The Los Angeles Lakers’ decision to hire Kobe Bryant’s former representative Rob Pelinka as their general manager was an unexpected one, and it’s still unknown how it will play out.
The chief question facing Magic Johnson, Pelinka and the new Lakers regime is this: Will the former player agent have an advantage on the opposite side or the bargaining table, or will he be out of his depth?
There are a lot of similarities between the two jobs (recruiting players and understanding the NBA’s Collective Bargaining Agreement) as well as plenty of differences (being in charge of one player is a lot different than being responsible for a whole team), adjustments Pelinka will have to learn on the fly.
However, there is reason for Lakers fans to hope his experience serves Pelinka well, at least according to one anonymous current agent that spoke with Alex Kennedy of Hoops Hype in a larger Q&A with multiple agents on how agents think Pelinka will fare in his new job:
Do you think Pelinka will be able to attract some of his former clients to Los Angeles?
Agent No. 2: “I really think it’s possible. If you’re one of his former clients and you’re a free agent, who are you going to trust most? When five GMs are giving you their pitch, who do you trust the most and believe in the most?
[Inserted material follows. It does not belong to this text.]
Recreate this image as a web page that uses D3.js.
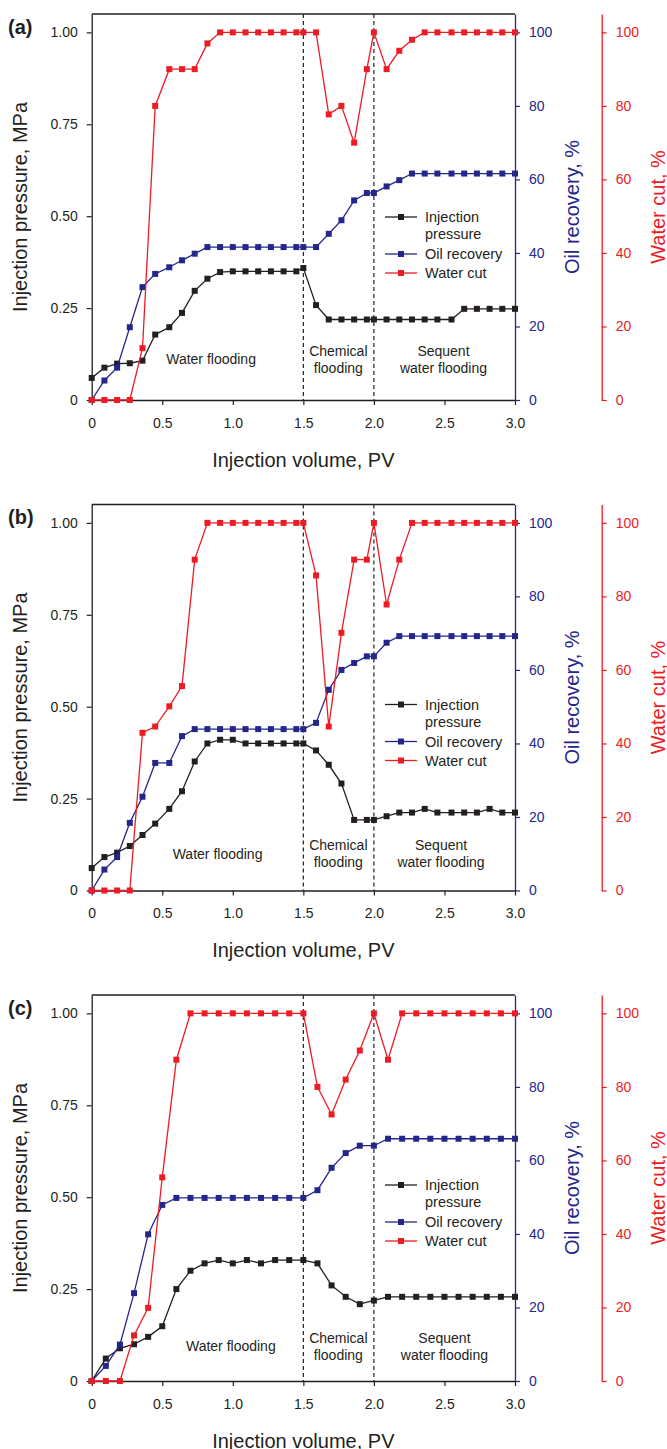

All things being equal, you’re probably going to go with the guy you’ve known for a long time and who helped you throughout your career. Could that be an advantage for him? I definitely think it could. Now, at some point, that’s going to run out. Years from now, he’ll have less and less guys in the league. But in the short-term? That’s absolutely an advantage.”
It is now painfully obvious: Pelinka joining the Lakers is the first step in the team recruiting Kobe out of retirement.
Okay, so that’s probably not true, but it is possible Pelinka could have an advantage with the players he used to serve, a list that includes starry names like James Harden, Andre Iguodala and Carlos Boozer (HOLDAT). The anonymous agent isn’t necessarily wrong that such prior relationships could give Pelinka a certain amount of extra cache in addition to the contract cash he’d already be offering them as free agents.
But, and this is a big but, it seems unlikely that playing for their former agent would be the primary reason a player joins a team in free agency.
It’s possible that it could help if everything was indeed equal in the hypothetical offered by the agent above, but all things are rarely equal. Every team can offer different money, market, playing time, roster fit and location situations (among other things) to free agent recruits.
So while Pelinka’s presence doesn’t sound like it will hurt the Lakers with players (quite the opposite, judging by the piece from Kennedy), fans shouldn’t go buy a Lakers James Harden jersey just yet, either.